More renewables curbed to stabilise German power grid – report
Clean Energy Wire
More renewable and CHP (combined heat and power) power generation had to be curtailed because of grid congestion issues in 2019 than ever before, the new monitoring report 2020 by Germany’s Federal Network Agency and the Federal Cartel Office (Bundeskartellamt), Germany’s highest competition authority, says. The electricity curbed by grid operators came mainly from wind energy installations – overall, compared to 2018 (5,403 GWh) it increased by 20 percent (to 6482 GWh). One main reason was the very windy first quarter of 2019, the report said. But this still showed “that the necessary measures for optimising, strengthening and expanding the grids must be implemented without delay if the steady expansion of renewable energy is to continue”, the agencies write. Renewable energy producers and those of combined heat and power plants (CHP) are entitled to an estimated 710 million euros in compensation payments because of their output being curtailed. This figure had been 75 million euros lower in 2018. Despite the curtailment, around 97 percent of all renewable electricity was supplied to end consumers, the report said. Costs for all the different grid stabilisation measures (including e.g. redispatch, counter trading, capacity reserve) remained stable at around 1.9 billion euros.
With a growing share of renewables and the ongoing phase-out of conventional power sources (14 GW coal and nuclear capacity will leave the system by 2023), the market share of the five largest electricity producers in Germany is overall declining and has shifted the weight of the different actors.
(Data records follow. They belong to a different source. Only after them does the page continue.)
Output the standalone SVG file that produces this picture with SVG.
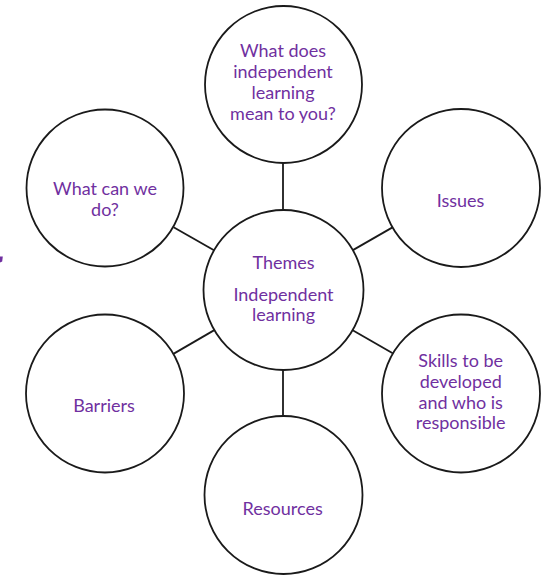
<svg xmlns="http://www.w3.org/2000/svg" width="550" height="577" viewBox="0 0 550 577">
  <style>
    .node circle { fill: #ffffff; stroke: #1a1a1a; stroke-width: 1.8; }
    .node text { font-family: Lato, "Open Sans", "Liberation Sans", sans-serif; font-size: 18px; fill: #7030A0; text-anchor: middle; }
    .conn line { stroke: #1a1a1a; stroke-width: 1.8; }
  </style>
  <rect width="550" height="577" fill="#ffffff"/>
  <path d="M0,256.5 L2.8,256.5 L2.2,261.5 L0,262.5 Z" fill="#7030A0"/>
  <g id="connectors" class="conn">
    <line x1="283" y1="162.5" x2="283" y2="210"/>
    <line x1="283" y1="370" x2="283" y2="416"/>
    <line x1="214" y1="250.3" x2="173.6" y2="227.2"/>
    <line x1="352.9" y1="250.1" x2="392.5" y2="227.4"/>
    <line x1="214.3" y1="330.1" x2="173.4" y2="353.9"/>
    <line x1="352.7" y1="330.2" x2="392.7" y2="353.3"/>
  </g>
  <g id="node-center" class="node">
    <circle cx="283.5" cy="290" r="80"/>
    <text x="283.5" y="269">Themes</text>
    <text x="283.5" y="300.7">Independent</text>
    <text x="283.5" y="321">learning</text>
  </g>
  <g id="node-meaning" class="node">
    <circle cx="283.5" cy="84.5" r="78.5"/>
    <text x="283" y="57.3">What does</text>
    <text x="283" y="78.3">independent</text>
    <text x="283" y="99.3">learning</text>
    <text x="283" y="120">mean to you?</text>
  </g>
  <g id="node-what-can-we-do" class="node">
    <circle cx="105" cy="188" r="78.5"/>
    <text x="105" y="195">What can we</text>
    <text x="105" y="216">do?</text>
  </g>
  <g id="node-issues" class="node">
    <circle cx="461" cy="188" r="79"/>
    <text x="460.5" y="206.7">Issues</text>
  </g>
  <g id="node-barriers" class="node">
    <circle cx="105" cy="393.5" r="79"/>
    <text x="104" y="411.7">Barriers</text>
  </g>
  <g id="node-skills" class="node">
    <circle cx="461" cy="393.5" r="79"/>
    <text x="460.7" y="367.3">Skills to be</text>
    <text x="460.7" y="388.3">developed</text>
    <text x="460.7" y="409.3">and who is</text>
    <text x="460.7" y="429.3">responsible</text>
  </g>
  <g id="node-resources" class="node">
    <circle cx="283.5" cy="495" r="79"/>
    <text x="282.7" y="515">Resources</text>
  </g>
</svg>
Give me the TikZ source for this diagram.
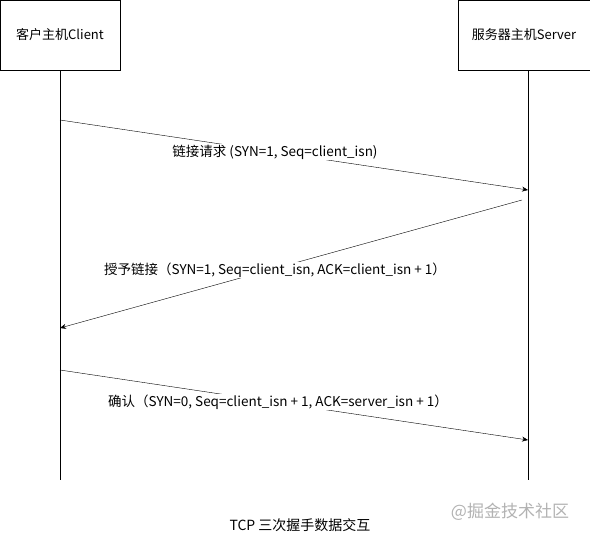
\documentclass[tikz,border=0pt]{standalone}
\usepackage{fontspec}
\setmainfont{Noto Sans CJK SC}
\usetikzlibrary{arrows.meta}
\begin{document}
\begin{tikzpicture}[x=1pt,y=-1pt,
  box/.style={draw,thick,minimum height=70pt,inner sep=0pt,font=\fontsize{13}{15}\selectfont},
  msg/.style={-{Stealth[length=6pt,width=5pt]}},
  lab/.style={fill=white,inner sep=1pt,font=\fontsize{13.5}{16}\selectfont}]
\useasboundingbox (0,0) rectangle (590,538);
\node[box,minimum width=120pt] (c) at (60,35) {客户主机Client};
\node[box,minimum width=132pt] (s) at (524,35) {服务器主机Server};
\coordinate (ce) at (60,480);
\coordinate (se) at (528,480);
\coordinate (sc) at (528,70);
\draw (c.south) -- (ce);
\draw (sc) -- (se);
\coordinate (a1) at (60,120); \coordinate (b1) at (528,190);
\coordinate (a2) at (522,200); \coordinate (b2) at (60,328);
\coordinate (a3) at (60,370); \coordinate (b3) at (528,440);
\draw[msg] (a1) -- (b1);
\draw[msg] (a2) -- (b2);
\draw[msg] (a3) -- (b3);
\node[lab] (l1) at (275,152) {链接请求 (SYN=1, Seq=client\_isn)};
\node[lab] (l2) at (275,270) {授予链接（SYN=1, Seq=client\_isn, ACK=client\_isn + 1）};
\node[lab] (l3) at (278,402) {确认（SYN=0, Seq=client\_isn + 1, ACK=server\_isn + 1）};
\node[font=\fontsize{14}{16}\selectfont] (cap) at (300,525) {TCP 三次握手数据交互};
\node[font=\fontsize{17}{19}\selectfont,text=gray!60] (wm) at (510,512) {@掘金技术社区};
\end{tikzpicture}
\end{document}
RWE, as the market leader, remains far ahead of the other companies, the report finds. “Due to the progressive decline in generation capacities and the resulting market shortage, RWE could eventually cross the threshold of market dominance," Andreas Mundt, president of the Federal Cartel Office said in a press release.
Energy company associations BDEW and VKU worry that shutting down more and more conventional power stations, will leave many urban areas short of heat that is also produced in these stations. “The economy ministry assumes that a total of 14 gigawatts of gas-fired CHP plants will have to be added in Germany by 2030. However, these power plants are not in sight,” BDEW head Kerstin Andrea said in a press release. VKU chief executive Ingbert Liebing said, security of supply with electricity and heat would depend on municipal companies investing in the modernisation of highly efficient CHP plants, but at the moment, sufficient incentives for this were missing.